The American approach to automated tenant screening, characterized by privatized, profit-driven systems with minimal oversight, stands in stark contrast to how many other developed nations handle rental housing access. Understanding these international differences reveals that the algorithmic screening crisis isn't inevitable but rather the result of specific policy choices.
In many European countries, tenant protections are far stronger and algorithmic screening is less prevalent. Germany's rental market, for instance, operates on principles of strong tenant rights and regulated rent increases that reduce landlords' perceived need for intensive screening. Landlords typically request proof of income and perhaps a reference from a previous landlord, but centralized databases tracking rental history and credit scores play a much smaller role. Privacy laws make it difficult for companies to aggregate the types of data that American screening algorithms rely on.
Under Europe's GDPR, people have the right to receive meaningful information about the logic involved in automated decisions and to challenge decisions made without human involvement, rights that American renters lack.
The European Union's General Data Protection Regulation (GDPR) creates significant constraints on algorithmic decision-making that affects individuals' access to opportunities. Under GDPR, people have the right to receive meaningful information about the logic involved in automated decisions and to challenge decisions made without human involvement. If a European company developed a system like SafeRent's algorithm, applicants would have legal rights to explanation and human review that American renters can only dream of.
Canada has taken steps to address algorithmic discrimination through human rights frameworks. Several provinces have issued guidance clarifying that landlords using automated screening systems can be held liable if those systems produce discriminatory outcomes, even if the landlords themselves didn't intend to discriminate. This creates strong incentives for landlords to carefully vet any algorithmic tools they use and maintain meaningful human oversight.
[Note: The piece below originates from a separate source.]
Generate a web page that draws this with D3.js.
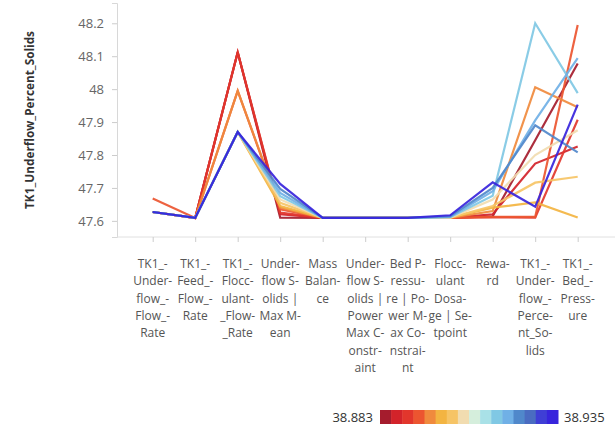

These international examples suggest potential models for reform. Stronger privacy protections could limit the data available for screening algorithms, forcing them to focus on more relevant and recent information. Legal requirements for human review of automated decisions could prevent the worst algorithmic errors from determining housing access. More robust tenant protections overall could reduce landlords' dependence on screening systems designed to minimize any possible risk.
The algorithmic tenant screening crisis reveals fundamental tensions in how we think about housing, technology, and fairness in America. On one side are landlords who argue they need tools to assess risk in an environment where evicting a problem tenant is time-consuming and expensive. On the other are renters who increasingly face automated gatekeepers using opaque criteria that may encode historical discrimination. Meanwhile, technology companies profit from a system that generates millions of dollars in fees while operating largely beyond public accountability.
The next few years will determine whether algorithmic screening becomes more transparent and fair or further entrenches digital redlining. Several scenarios seem possible. In an optimistic case, continued litigation and regulatory pressure force screening companies to improve their systems, eliminate the most discriminatory practices, and provide meaningful transparency to applicants. State-by-state reforms could create effective models that spread nationally, establishing baseline standards for algorithmic fairness in housing.
A more pessimistic trajectory would see screening companies finding ways to evade accountability, perhaps by moving operations offshore or restructuring to avoid classification as consumer reporting agencies. As AI systems become more sophisticated, they might learn to disguise discriminatory patterns in ways that are harder to detect and prove in court. The asymmetry between applicants' limited ability to challenge denials and companies' vast data resources could widen further.
Perhaps the most likely outcome is messy and mixed. Some platforms will improve while others resist change until forced by lawsuits. Some states will pass effective regulations while others leave renters unprotected. Fair housing organizations and tenant advocates will score significant wins in individual cases without fundamentally transforming the system. Renters will gradually gain more rights to explanation and dispute resolution, but the basic model of algorithmic screening will persist because it serves landlords' interests in a tight housing market.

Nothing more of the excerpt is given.